The task: Repeat every line of the listing below exactly, minus the pictures.
[Start]
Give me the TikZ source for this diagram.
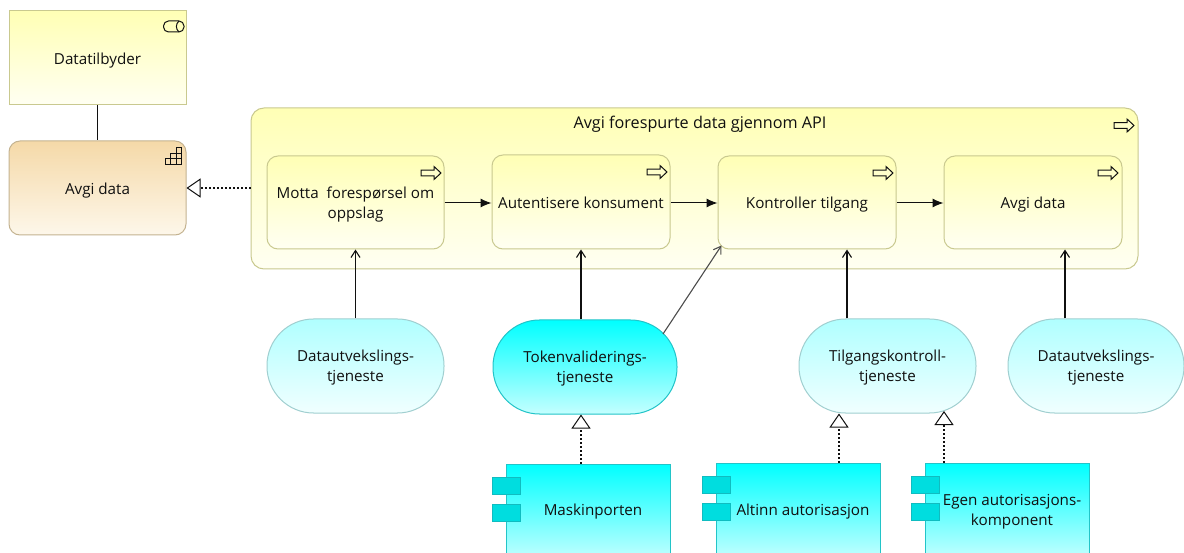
\documentclass[tikz,border=0pt]{standalone}
\usepackage{fontspec}
\setmainfont{Open Sans}
\usetikzlibrary{arrows.meta,calc}
\definecolor{yt}{HTML}{FFFFB5}
\definecolor{yb}{HTML}{FFFFF2}
\definecolor{yl}{HTML}{C9C98F}
\definecolor{ot}{HTML}{F5D9A8}
\definecolor{ob}{HTML}{FDF7EA}
\definecolor{ol}{HTML}{C4B391}
\definecolor{ct}{HTML}{00FFFF}
\definecolor{cb}{HTML}{C4FFFF}
\definecolor{cl}{HTML}{22C4C8}
\definecolor{pt}{HTML}{B0FFFF}
\definecolor{pb}{HTML}{F0FFFF}
\definecolor{pl}{HTML}{A0CFD0}
\definecolor{tabf}{HTML}{00DDDF}
\definecolor{tabl}{HTML}{10BCC0}
\definecolor{ink}{HTML}{101010}
\newcommand\lbl[2][-2.5pt]{\raisebox{#1}[\height][\depth]{\begin{tabular}{@{}c@{}}#2\end{tabular}}}
\tikzset{
  x=1pt,y=-1pt,
  every node/.style={font=\fontsize{15.2}{20}\selectfont,text=ink,inner sep=0pt},
  box/.style={draw=#1,line width=1pt,shape=rectangle},
  sized/.style n args={2}{minimum width=#1,minimum height=#2},
  yellowbox/.style={box=yl,top color=yt,bottom color=yb},
  orangebox/.style={box=ol,top color=ot,bottom color=ob,rounded corners=11pt},
  procbox/.style={yellowbox,rounded corners=11pt},
  palesvc/.style={box=pl,top color=pt,bottom color=pb,rounded corners=46.5pt},
  brightsvc/.style={box=cl,top color=ct,bottom color=cb,rounded corners=46.5pt},
  compbox/.style={box=cl,top color=ct,bottom color=cb},
  tabbox/.style={draw=tabl,fill=tabf,line width=1pt,minimum width=28pt,minimum height=17pt},
  conn/.style={draw=ink,line width=1.1pt},
  flowline/.style={conn,line width=1pt,-{Latex[length=11pt,width=9pt]}},
  serveline/.style={conn,-{Straight Barb[length=7pt,width=9pt]}},
  realizeline/.style={draw=ink,line width=1.1pt,dash pattern=on 2pt off 2pt,-{Triangle[open,fill=white,length=14pt,width=19pt,line width=1pt,sep=0pt]}},
  iconline/.style={draw=ink,line width=1pt},
  pics/procicon/.style={code={
    \draw[iconline,fill=yt!70!white,line join=miter]
      (0,3.7)--(13,3.7)--(13,0)--(20,6.5)--(13,13)--(13,9.3)--(0,9.3)--cycle;
  }}
}
\begin{document}
\begin{tikzpicture}
\useasboundingbox (0,0) rectangle (1184,553);
\begin{scope}
\clip (0,0) rectangle (1184,553);
% left
\node[yellowbox,sized={177pt}{94pt}] (prov) at (97.5,58) {\lbl{Datatilbyder}};
\node[orangebox,sized={177pt}{94pt}] (func) at (97.5,188) {\lbl{Avgi data}};
% outer process
\node[procbox,rounded corners=13pt,sized={887pt}{161pt}] (outer) at (694.5,188.5) {};
\node[font=\fontsize{16.2}{20}\selectfont] (outerlabel) at (700,122.5) {\lbl{Avgi forespurte data gjennom API}};
% inner processes
\node[procbox,sized={177pt}{93pt}] (motta) at (355.5,202.5) {\lbl{Motta\ \ forespørsel om\\oppslag}};
\node[procbox,sized={178pt}{94pt}] (auth) at (581,202) {\lbl{Autentisere konsument}};
\node[procbox,sized={178pt}{93pt}] (ctrl) at (807,202.5) {\lbl{Kontroller tilgang}};
\node[procbox,sized={178pt}{93pt}] (give) at (1033,202.5) {\lbl{Avgi data}};
% services
\node[palesvc,sized={177pt}{94pt}] (svca) at (355.5,366) {\lbl[-1.5pt]{Datautvekslings-\\tjeneste}};
\node[brightsvc,sized={184pt}{94pt}] (svcb) at (585,367) {\lbl[-1.5pt]{Tokenvaliderings-\\tjeneste}};
\node[palesvc,sized={177pt}{94pt}] (svcc) at (887.5,366) {\lbl[-1.5pt]{Tilgangskontroll-\\tjeneste}};
\node[palesvc,sized={176pt}{94pt}] (svcd) at (1096,366) {\lbl[-1.5pt]{Datautvekslings-\\tjeneste}};
% components
\node[compbox,sized={164pt}{96pt}] (maskin) at (588,512) {};
\node[compbox,sized={164pt}{96pt}] (altinn) at (798,511) {};
\node[compbox,sized={164pt}{96pt}] (egen) at (1007,511) {};
\foreach \n/\x/\y in {maskin/506/485.5,altinn/716/484.5,egen/925/484.5}{
  \node[tabbox] (\n tabone) at (\x,\y) {};
  \node[tabbox] (\n tabtwo) at (\x,\y+27) {};
}
\node (maskinlabel) at (593,508.5) {\lbl{Maskinporten}};
\node (altinnlabel) at (803,508.5) {\lbl{Altinn autorisasjon}};
\node (egenlabel) at (1012,508.5) {\lbl{Egen autorisasjons-\\komponent}};
\end{scope}
% connectors
\draw[conn] (prov.south) -- (func.north);
\draw[realizeline] (outer.west |- func.east) -- (func.east);
\draw[flowline] ([yshift=-.5pt]motta.east) -- ([yshift=-.5pt]auth.west |- motta.east);
\draw[flowline] ([yshift=-.5pt]auth.east |- motta.east) -- ([yshift=-.5pt]ctrl.west);
\draw[flowline] ([yshift=-.5pt]ctrl.east) -- ([yshift=-.5pt]give.west);
\draw[serveline] (svca.north) -- (motta.south);
\draw[serveline] (auth.south |- svcb.north) -- (auth.south);
\draw[serveline] ([xshift=40pt]ctrl.south |- svcc.north) -- ([xshift=40pt]ctrl.south);
\draw[serveline] ([xshift=32pt]give.south |- svcd.north) -- ([xshift=32pt]give.south);
\draw[serveline,draw=ink!75] ([shift={(78,-33)}]svcb.center) -- ([shift={(4,-4)}]ctrl.south west);
\draw[realizeline] (auth.south |- maskin.north) -- (auth.south |- svcb.south);
\draw[realizeline] ([xshift=41pt]altinn.north) -- ([xshift=41pt]altinn.north |- svcc.south);
\draw[realizeline] ([xshift=-63pt]egen.north) -- ([shift={(56.5,-2.5)}]svcc.south);
% icons
\draw[iconline,rounded corners=5pt] (163.5,21) rectangle (184,32);
\draw[iconline] (179,21) .. controls (175.5,24) and (175.5,29) .. (179,32);
\draw[iconline] (165,159) rectangle (181.5,164.5) (170.5,153.5) rectangle (181.5,164.5) (176,148) rectangle (181.5,164.5)
  (170.5,159) -- (170.5,164.5) (176,153.5)--(176,164.5);
\pic at (1114,119) {procicon};
\pic at (421,166.5) {procicon};
\pic at (647,165.5) {procicon};
\pic at (873,166.5) {procicon};
\pic at (1098,166.5) {procicon};
\end{tikzpicture}
\end{document}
[End]
Answer to the exercise:
Give me the TikZ source for this diagram.
\documentclass[tikz,border=0pt]{standalone}
\usepackage{fontspec}
\setmainfont{Open Sans}
\usetikzlibrary{arrows.meta,calc}
\definecolor{yt}{HTML}{FFFFB5}
\definecolor{yb}{HTML}{FFFFF2}
\definecolor{yl}{HTML}{C9C98F}
\definecolor{ot}{HTML}{F5D9A8}
\definecolor{ob}{HTML}{FDF7EA}
\definecolor{ol}{HTML}{C4B391}
\definecolor{ct}{HTML}{00FFFF}
\definecolor{cb}{HTML}{C4FFFF}
\definecolor{cl}{HTML}{22C4C8}
\definecolor{pt}{HTML}{B0FFFF}
\definecolor{pb}{HTML}{F0FFFF}
\definecolor{pl}{HTML}{A0CFD0}
\definecolor{tabf}{HTML}{00DDDF}
\definecolor{tabl}{HTML}{10BCC0}
\definecolor{ink}{HTML}{101010}
\newcommand\lbl[2][-2.5pt]{\raisebox{#1}[\height][\depth]{\begin{tabular}{@{}c@{}}#2\end{tabular}}}
\tikzset{
  x=1pt,y=-1pt,
  every node/.style={font=\fontsize{15.2}{20}\selectfont,text=ink,inner sep=0pt},
  box/.style={draw=#1,line width=1pt,shape=rectangle},
  sized/.style n args={2}{minimum width=#1,minimum height=#2},
  yellowbox/.style={box=yl,top color=yt,bottom color=yb},
  orangebox/.style={box=ol,top color=ot,bottom color=ob,rounded corners=11pt},
  procbox/.style={yellowbox,rounded corners=11pt},
  palesvc/.style={box=pl,top color=pt,bottom color=pb,rounded corners=46.5pt},
  brightsvc/.style={box=cl,top color=ct,bottom color=cb,rounded corners=46.5pt},
  compbox/.style={box=cl,top color=ct,bottom color=cb},
  tabbox/.style={draw=tabl,fill=tabf,line width=1pt,minimum width=28pt,minimum height=17pt},
  conn/.style={draw=ink,line width=1.1pt},
  flowline/.style={conn,line width=1pt,-{Latex[length=11pt,width=9pt]}},
  serveline/.style={conn,-{Straight Barb[length=7pt,width=9pt]}},
  realizeline/.style={draw=ink,line width=1.1pt,dash pattern=on 2pt off 2pt,-{Triangle[open,fill=white,length=14pt,width=19pt,line width=1pt,sep=0pt]}},
  iconline/.style={draw=ink,line width=1pt},
  pics/procicon/.style={code={
    \draw[iconline,fill=yt!70!white,line join=miter]
      (0,3.7)--(13,3.7)--(13,0)--(20,6.5)--(13,13)--(13,9.3)--(0,9.3)--cycle;
  }}
}
\begin{document}
\begin{tikzpicture}
\useasboundingbox (0,0) rectangle (1184,553);
\begin{scope}
\clip (0,0) rectangle (1184,553);
% left
\node[yellowbox,sized={177pt}{94pt}] (prov) at (97.5,58) {\lbl{Datatilbyder}};
\node[orangebox,sized={177pt}{94pt}] (func) at (97.5,188) {\lbl{Avgi data}};
% outer process
\node[procbox,rounded corners=13pt,sized={887pt}{161pt}] (outer) at (694.5,188.5) {};
\node[font=\fontsize{16.2}{20}\selectfont] (outerlabel) at (700,122.5) {\lbl{Avgi forespurte data gjennom API}};
% inner processes
\node[procbox,sized={177pt}{93pt}] (motta) at (355.5,202.5) {\lbl{Motta\ \ forespørsel om\\oppslag}};
\node[procbox,sized={178pt}{94pt}] (auth) at (581,202) {\lbl{Autentisere konsument}};
\node[procbox,sized={178pt}{93pt}] (ctrl) at (807,202.5) {\lbl{Kontroller tilgang}};
\node[procbox,sized={178pt}{93pt}] (give) at (1033,202.5) {\lbl{Avgi data}};
% services
\node[palesvc,sized={177pt}{94pt}] (svca) at (355.5,366) {\lbl[-1.5pt]{Datautvekslings-\\tjeneste}};
\node[brightsvc,sized={184pt}{94pt}] (svcb) at (585,367) {\lbl[-1.5pt]{Tokenvaliderings-\\tjeneste}};
\node[palesvc,sized={177pt}{94pt}] (svcc) at (887.5,366) {\lbl[-1.5pt]{Tilgangskontroll-\\tjeneste}};
\node[palesvc,sized={176pt}{94pt}] (svcd) at (1096,366) {\lbl[-1.5pt]{Datautvekslings-\\tjeneste}};
% components
\node[compbox,sized={164pt}{96pt}] (maskin) at (588,512) {};
\node[compbox,sized={164pt}{96pt}] (altinn) at (798,511) {};
\node[compbox,sized={164pt}{96pt}] (egen) at (1007,511) {};
\foreach \n/\x/\y in {maskin/506/485.5,altinn/716/484.5,egen/925/484.5}{
  \node[tabbox] (\n tabone) at (\x,\y) {};
  \node[tabbox] (\n tabtwo) at (\x,\y+27) {};
}
\node (maskinlabel) at (593,508.5) {\lbl{Maskinporten}};
\node (altinnlabel) at (803,508.5) {\lbl{Altinn autorisasjon}};
\node (egenlabel) at (1012,508.5) {\lbl{Egen autorisasjons-\\komponent}};
\end{scope}
% connectors
\draw[conn] (prov.south) -- (func.north);
\draw[realizeline] (outer.west |- func.east) -- (func.east);
\draw[flowline] ([yshift=-.5pt]motta.east) -- ([yshift=-.5pt]auth.west |- motta.east);
\draw[flowline] ([yshift=-.5pt]auth.east |- motta.east) -- ([yshift=-.5pt]ctrl.west);
\draw[flowline] ([yshift=-.5pt]ctrl.east) -- ([yshift=-.5pt]give.west);
\draw[serveline] (svca.north) -- (motta.south);
\draw[serveline] (auth.south |- svcb.north) -- (auth.south);
\draw[serveline] ([xshift=40pt]ctrl.south |- svcc.north) -- ([xshift=40pt]ctrl.south);
\draw[serveline] ([xshift=32pt]give.south |- svcd.north) -- ([xshift=32pt]give.south);
\draw[serveline,draw=ink!75] ([shift={(78,-33)}]svcb.center) -- ([shift={(4,-4)}]ctrl.south west);
\draw[realizeline] (auth.south |- maskin.north) -- (auth.south |- svcb.south);
\draw[realizeline] ([xshift=41pt]altinn.north) -- ([xshift=41pt]altinn.north |- svcc.south);
\draw[realizeline] ([xshift=-63pt]egen.north) -- ([shift={(56.5,-2.5)}]svcc.south);
% icons
\draw[iconline,rounded corners=5pt] (163.5,21) rectangle (184,32);
\draw[iconline] (179,21) .. controls (175.5,24) and (175.5,29) .. (179,32);
\draw[iconline] (165,159) rectangle (181.5,164.5) (170.5,153.5) rectangle (181.5,164.5) (176,148) rectangle (181.5,164.5)
  (170.5,159) -- (170.5,164.5) (176,153.5)--(176,164.5);
\pic at (1114,119) {procicon};
\pic at (421,166.5) {procicon};
\pic at (647,165.5) {procicon};
\pic at (873,166.5) {procicon};
\pic at (1098,166.5) {procicon};
\end{tikzpicture}
\end{document}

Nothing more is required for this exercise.